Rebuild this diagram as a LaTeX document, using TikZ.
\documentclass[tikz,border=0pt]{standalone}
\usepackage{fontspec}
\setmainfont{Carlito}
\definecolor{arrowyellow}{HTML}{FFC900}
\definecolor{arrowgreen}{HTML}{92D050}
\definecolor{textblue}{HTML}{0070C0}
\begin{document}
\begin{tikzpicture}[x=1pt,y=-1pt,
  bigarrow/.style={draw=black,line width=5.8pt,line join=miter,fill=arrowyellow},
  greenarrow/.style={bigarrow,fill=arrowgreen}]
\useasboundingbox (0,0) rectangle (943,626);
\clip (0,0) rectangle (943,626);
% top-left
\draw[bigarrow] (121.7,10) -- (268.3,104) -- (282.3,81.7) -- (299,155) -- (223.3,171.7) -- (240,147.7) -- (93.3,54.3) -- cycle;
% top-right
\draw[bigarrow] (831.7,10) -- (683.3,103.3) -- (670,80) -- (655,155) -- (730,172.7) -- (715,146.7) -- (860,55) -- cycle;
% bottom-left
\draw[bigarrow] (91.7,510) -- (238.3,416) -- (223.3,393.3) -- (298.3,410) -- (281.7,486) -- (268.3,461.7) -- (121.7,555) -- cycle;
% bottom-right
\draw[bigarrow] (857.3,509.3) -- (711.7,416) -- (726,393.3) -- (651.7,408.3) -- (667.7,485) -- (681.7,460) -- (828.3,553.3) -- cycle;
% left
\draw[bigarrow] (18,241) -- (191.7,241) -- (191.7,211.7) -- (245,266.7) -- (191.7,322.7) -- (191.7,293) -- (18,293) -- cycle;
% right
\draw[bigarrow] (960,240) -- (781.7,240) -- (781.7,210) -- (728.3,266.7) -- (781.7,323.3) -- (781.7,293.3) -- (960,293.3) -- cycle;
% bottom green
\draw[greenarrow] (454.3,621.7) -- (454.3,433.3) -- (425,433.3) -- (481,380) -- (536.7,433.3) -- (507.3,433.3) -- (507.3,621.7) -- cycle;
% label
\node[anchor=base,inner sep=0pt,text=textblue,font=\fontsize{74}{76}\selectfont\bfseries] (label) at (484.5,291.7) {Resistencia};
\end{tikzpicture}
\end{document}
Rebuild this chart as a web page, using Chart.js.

● Problem to work on:
Copy out each line above, character for character.

● Answer to this exercise:
Rebuild this diagram as a LaTeX document, using TikZ.
\documentclass[tikz,border=0pt]{standalone}
\usepackage{fontspec}
\setmainfont{Carlito}
\definecolor{arrowyellow}{HTML}{FFC900}
\definecolor{arrowgreen}{HTML}{92D050}
\definecolor{textblue}{HTML}{0070C0}
\begin{document}
\begin{tikzpicture}[x=1pt,y=-1pt,
  bigarrow/.style={draw=black,line width=5.8pt,line join=miter,fill=arrowyellow},
  greenarrow/.style={bigarrow,fill=arrowgreen}]
\useasboundingbox (0,0) rectangle (943,626);
\clip (0,0) rectangle (943,626);
% top-left
\draw[bigarrow] (121.7,10) -- (268.3,104) -- (282.3,81.7) -- (299,155) -- (223.3,171.7) -- (240,147.7) -- (93.3,54.3) -- cycle;
% top-right
\draw[bigarrow] (831.7,10) -- (683.3,103.3) -- (670,80) -- (655,155) -- (730,172.7) -- (715,146.7) -- (860,55) -- cycle;
% bottom-left
\draw[bigarrow] (91.7,510) -- (238.3,416) -- (223.3,393.3) -- (298.3,410) -- (281.7,486) -- (268.3,461.7) -- (121.7,555) -- cycle;
% bottom-right
\draw[bigarrow] (857.3,509.3) -- (711.7,416) -- (726,393.3) -- (651.7,408.3) -- (667.7,485) -- (681.7,460) -- (828.3,553.3) -- cycle;
% left
\draw[bigarrow] (18,241) -- (191.7,241) -- (191.7,211.7) -- (245,266.7) -- (191.7,322.7) -- (191.7,293) -- (18,293) -- cycle;
% right
\draw[bigarrow] (960,240) -- (781.7,240) -- (781.7,210) -- (728.3,266.7) -- (781.7,323.3) -- (781.7,293.3) -- (960,293.3) -- cycle;
% bottom green
\draw[greenarrow] (454.3,621.7) -- (454.3,433.3) -- (425,433.3) -- (481,380) -- (536.7,433.3) -- (507.3,433.3) -- (507.3,621.7) -- cycle;
% label
\node[anchor=base,inner sep=0pt,text=textblue,font=\fontsize{74}{76}\selectfont\bfseries] (label) at (484.5,291.7) {Resistencia};
\end{tikzpicture}
\end{document}
Rebuild this chart as a web page, using Chart.js.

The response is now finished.